E, pese embora as derrotas dos anos seguintes, até hoje.
A minha irmã era do Boavista, por causa do Folha, não o nosso, mas o axadrezado que dava mortais quando marcava golos.
Quando este se mudou para a capital, também passou a ser portista.
São estas coisas que levam os miúdos a decidir. Os milhões são importantes, sem dúvida.
Mas, a acontecer o bicampeonato do outro lado, quantos miúdos, daqueles que vivem longe do Dragão, imersos na realidade que descrevi antes e que não percebem nada de milhões, irão escolher o vermelho?

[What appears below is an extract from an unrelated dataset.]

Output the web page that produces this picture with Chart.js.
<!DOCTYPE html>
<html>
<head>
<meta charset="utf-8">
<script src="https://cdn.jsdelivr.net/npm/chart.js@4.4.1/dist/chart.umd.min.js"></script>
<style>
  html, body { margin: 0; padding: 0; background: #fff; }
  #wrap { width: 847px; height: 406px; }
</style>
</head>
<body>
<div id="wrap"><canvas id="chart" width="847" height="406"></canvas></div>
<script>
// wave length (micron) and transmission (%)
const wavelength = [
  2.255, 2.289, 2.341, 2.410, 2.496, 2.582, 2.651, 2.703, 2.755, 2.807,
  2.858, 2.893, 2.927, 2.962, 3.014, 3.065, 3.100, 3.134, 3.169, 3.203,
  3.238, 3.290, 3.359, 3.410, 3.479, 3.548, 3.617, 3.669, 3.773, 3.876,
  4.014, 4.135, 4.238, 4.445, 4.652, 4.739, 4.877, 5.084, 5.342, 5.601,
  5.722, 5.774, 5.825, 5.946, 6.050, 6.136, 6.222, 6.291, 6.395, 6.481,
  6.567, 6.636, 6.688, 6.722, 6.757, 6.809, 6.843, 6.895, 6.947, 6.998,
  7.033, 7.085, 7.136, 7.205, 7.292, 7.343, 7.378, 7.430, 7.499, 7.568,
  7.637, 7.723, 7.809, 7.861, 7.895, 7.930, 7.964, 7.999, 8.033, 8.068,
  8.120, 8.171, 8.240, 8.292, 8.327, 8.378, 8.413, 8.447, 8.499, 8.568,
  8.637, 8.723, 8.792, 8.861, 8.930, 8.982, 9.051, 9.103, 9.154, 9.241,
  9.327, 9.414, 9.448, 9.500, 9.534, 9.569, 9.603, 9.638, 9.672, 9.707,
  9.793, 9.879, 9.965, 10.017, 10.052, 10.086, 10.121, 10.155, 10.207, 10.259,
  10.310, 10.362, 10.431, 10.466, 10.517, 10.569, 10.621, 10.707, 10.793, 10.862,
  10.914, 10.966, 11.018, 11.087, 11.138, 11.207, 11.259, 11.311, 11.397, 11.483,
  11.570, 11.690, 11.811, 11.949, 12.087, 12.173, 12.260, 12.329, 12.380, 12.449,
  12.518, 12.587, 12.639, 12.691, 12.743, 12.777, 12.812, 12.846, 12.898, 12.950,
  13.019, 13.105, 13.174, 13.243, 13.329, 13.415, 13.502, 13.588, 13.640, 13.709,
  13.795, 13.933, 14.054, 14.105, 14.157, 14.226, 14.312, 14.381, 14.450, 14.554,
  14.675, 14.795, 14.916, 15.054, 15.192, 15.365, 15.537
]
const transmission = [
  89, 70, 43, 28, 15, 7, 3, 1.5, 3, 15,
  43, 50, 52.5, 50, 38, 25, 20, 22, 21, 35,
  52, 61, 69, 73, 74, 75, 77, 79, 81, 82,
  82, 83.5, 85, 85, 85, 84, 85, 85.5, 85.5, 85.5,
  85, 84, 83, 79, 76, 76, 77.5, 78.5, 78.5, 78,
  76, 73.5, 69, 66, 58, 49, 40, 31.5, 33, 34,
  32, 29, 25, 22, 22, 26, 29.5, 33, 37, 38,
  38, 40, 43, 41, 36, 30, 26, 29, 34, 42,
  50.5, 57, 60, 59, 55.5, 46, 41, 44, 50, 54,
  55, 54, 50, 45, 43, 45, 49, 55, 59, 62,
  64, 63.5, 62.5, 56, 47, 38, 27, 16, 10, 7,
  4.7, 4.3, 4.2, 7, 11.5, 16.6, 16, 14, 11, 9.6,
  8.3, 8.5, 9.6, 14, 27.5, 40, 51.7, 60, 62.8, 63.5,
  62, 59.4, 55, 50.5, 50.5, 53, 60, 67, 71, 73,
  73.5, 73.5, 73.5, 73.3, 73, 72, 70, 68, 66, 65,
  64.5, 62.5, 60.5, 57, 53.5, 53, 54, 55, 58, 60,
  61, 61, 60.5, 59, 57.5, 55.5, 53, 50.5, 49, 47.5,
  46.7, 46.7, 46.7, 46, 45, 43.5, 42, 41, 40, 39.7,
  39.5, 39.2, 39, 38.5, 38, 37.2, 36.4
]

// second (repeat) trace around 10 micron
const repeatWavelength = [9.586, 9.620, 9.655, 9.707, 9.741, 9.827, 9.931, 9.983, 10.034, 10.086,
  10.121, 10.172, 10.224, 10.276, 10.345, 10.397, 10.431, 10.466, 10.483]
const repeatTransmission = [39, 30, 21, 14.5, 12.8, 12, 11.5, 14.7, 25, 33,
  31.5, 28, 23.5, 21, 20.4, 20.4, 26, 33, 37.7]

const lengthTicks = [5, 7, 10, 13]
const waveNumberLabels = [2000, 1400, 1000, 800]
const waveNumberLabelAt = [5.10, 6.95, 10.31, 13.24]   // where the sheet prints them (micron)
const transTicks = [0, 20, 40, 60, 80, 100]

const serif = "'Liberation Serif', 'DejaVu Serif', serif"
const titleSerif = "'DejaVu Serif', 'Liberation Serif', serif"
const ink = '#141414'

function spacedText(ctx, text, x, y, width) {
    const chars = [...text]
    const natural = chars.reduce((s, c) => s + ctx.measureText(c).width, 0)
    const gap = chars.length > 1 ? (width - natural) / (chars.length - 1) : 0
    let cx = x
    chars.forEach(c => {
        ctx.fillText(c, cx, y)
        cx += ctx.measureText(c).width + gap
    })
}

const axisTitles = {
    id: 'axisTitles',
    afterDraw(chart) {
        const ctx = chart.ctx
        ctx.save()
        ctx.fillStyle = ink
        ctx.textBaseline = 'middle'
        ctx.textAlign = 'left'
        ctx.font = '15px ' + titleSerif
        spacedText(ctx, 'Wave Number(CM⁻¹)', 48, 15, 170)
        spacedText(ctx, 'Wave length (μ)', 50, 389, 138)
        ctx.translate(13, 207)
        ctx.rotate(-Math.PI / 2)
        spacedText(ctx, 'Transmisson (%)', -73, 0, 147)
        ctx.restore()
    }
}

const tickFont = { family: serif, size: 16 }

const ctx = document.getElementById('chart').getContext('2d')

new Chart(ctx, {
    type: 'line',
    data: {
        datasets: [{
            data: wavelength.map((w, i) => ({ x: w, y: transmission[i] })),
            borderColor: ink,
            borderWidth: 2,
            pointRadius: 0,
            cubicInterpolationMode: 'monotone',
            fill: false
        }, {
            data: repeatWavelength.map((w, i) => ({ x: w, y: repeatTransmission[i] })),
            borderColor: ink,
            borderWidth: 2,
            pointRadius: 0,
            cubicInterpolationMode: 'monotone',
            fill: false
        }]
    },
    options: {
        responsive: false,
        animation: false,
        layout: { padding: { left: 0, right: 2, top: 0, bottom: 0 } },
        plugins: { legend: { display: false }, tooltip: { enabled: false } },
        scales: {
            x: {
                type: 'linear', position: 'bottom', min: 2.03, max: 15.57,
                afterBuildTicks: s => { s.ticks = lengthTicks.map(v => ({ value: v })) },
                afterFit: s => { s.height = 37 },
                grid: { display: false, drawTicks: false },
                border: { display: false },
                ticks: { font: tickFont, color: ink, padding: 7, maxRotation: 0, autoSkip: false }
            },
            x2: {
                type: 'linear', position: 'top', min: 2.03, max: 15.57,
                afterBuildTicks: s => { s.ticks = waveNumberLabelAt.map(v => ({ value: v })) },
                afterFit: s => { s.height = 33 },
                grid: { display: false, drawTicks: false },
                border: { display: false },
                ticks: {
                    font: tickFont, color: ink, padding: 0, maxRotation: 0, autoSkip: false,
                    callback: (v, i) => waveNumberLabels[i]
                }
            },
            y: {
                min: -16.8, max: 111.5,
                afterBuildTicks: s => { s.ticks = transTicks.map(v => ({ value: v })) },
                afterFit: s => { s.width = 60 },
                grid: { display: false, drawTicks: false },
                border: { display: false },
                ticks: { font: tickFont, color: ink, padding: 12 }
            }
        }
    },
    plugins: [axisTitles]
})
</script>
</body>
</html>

É irrelevante isso? Bem, se o Carlos Abreu Amorim tiver razão, e o sul fôr apenas uma terra infestada de magrebinos, sim.
Ou se o que se quer é apenas um clube nortista, elitista e muito pouco liberal, também.
Contudo, dou o benefício da dúvida, e interrogo-me se quem decide que há vitórias e competições prioritárias, e que o mais importante são os milhões, estará consciente desta realidade, ou estará apenas refasteladamente alapado no sofá do seu portismo.
E já agora, se está consciente, talvez possa transmitir aos nossos rapazes que vão entrar em campo amanhã, e ao treinador que os comanda, o que é esta sensação claustrofóbica avermelhada.
Pode não servir de nada, mas também pode ser meio caminho andado para a vitória.